#### [DATA]

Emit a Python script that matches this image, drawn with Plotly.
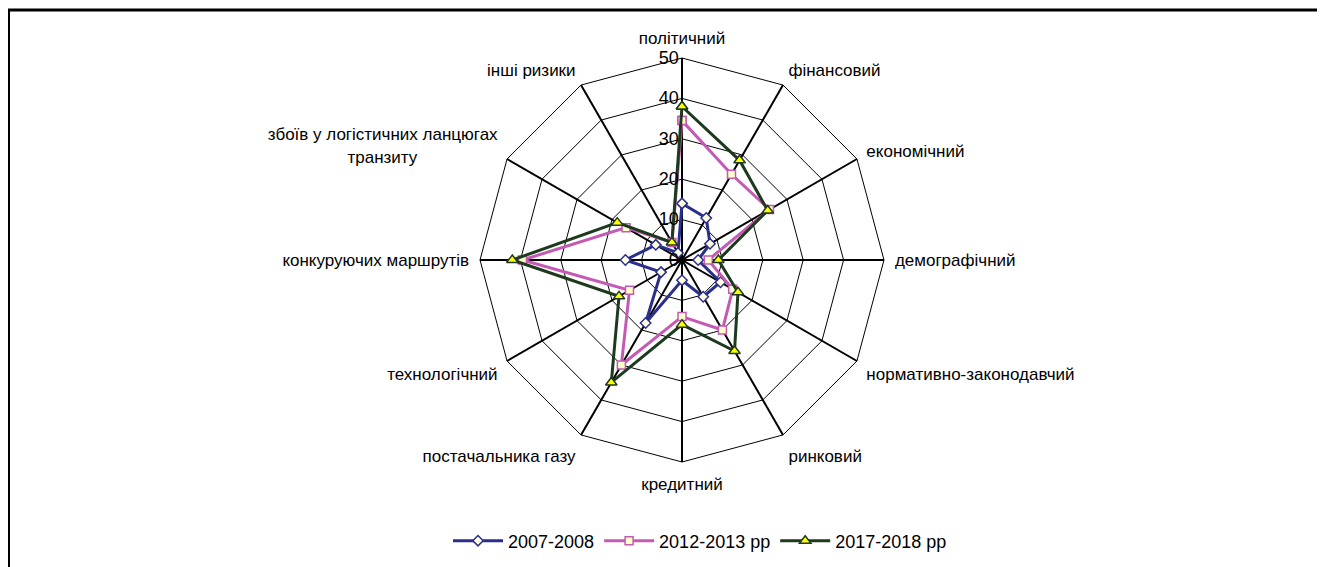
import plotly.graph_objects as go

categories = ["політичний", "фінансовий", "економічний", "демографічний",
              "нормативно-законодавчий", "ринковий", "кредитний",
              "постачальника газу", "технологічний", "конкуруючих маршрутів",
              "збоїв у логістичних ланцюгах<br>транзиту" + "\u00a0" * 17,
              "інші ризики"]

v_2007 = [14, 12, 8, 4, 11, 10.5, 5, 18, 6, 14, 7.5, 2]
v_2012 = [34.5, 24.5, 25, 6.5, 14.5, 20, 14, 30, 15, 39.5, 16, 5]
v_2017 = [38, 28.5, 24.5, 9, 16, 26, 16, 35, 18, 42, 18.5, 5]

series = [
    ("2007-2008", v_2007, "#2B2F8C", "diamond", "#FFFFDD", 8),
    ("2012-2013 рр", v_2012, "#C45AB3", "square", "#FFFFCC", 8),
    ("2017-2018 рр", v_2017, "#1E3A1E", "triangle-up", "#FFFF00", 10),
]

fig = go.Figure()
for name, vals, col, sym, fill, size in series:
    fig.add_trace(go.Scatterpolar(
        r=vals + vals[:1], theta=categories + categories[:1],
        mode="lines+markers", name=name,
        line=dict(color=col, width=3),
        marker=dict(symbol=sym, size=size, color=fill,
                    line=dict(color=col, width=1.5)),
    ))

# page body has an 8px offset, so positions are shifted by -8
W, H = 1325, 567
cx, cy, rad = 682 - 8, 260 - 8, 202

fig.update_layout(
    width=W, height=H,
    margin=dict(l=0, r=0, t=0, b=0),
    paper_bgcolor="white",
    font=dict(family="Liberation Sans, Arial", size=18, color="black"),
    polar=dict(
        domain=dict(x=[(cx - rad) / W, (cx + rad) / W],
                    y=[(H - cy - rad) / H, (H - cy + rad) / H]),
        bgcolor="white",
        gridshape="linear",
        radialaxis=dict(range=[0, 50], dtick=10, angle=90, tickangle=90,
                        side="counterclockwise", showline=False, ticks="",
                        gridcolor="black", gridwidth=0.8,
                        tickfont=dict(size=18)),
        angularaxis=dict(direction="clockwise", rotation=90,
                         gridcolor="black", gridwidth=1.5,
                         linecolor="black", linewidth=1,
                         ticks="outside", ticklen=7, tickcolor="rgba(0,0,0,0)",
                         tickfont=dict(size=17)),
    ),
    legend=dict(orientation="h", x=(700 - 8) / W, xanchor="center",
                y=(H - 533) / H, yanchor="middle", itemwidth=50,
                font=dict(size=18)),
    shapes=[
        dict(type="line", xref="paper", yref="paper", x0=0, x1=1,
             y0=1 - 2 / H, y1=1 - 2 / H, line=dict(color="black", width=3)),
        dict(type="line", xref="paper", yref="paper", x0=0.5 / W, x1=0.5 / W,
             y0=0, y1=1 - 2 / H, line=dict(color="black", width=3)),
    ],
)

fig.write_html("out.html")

#### [OBJECTIVE]
Pictures stay out. Repeat only the lines from the beginning of the data through the line that has "import plotly.graph_objects as go".

#### [RESPONSE TO THIS TASK]
Emit a Python script that matches this image, drawn with Plotly.
import plotly.graph_objects as go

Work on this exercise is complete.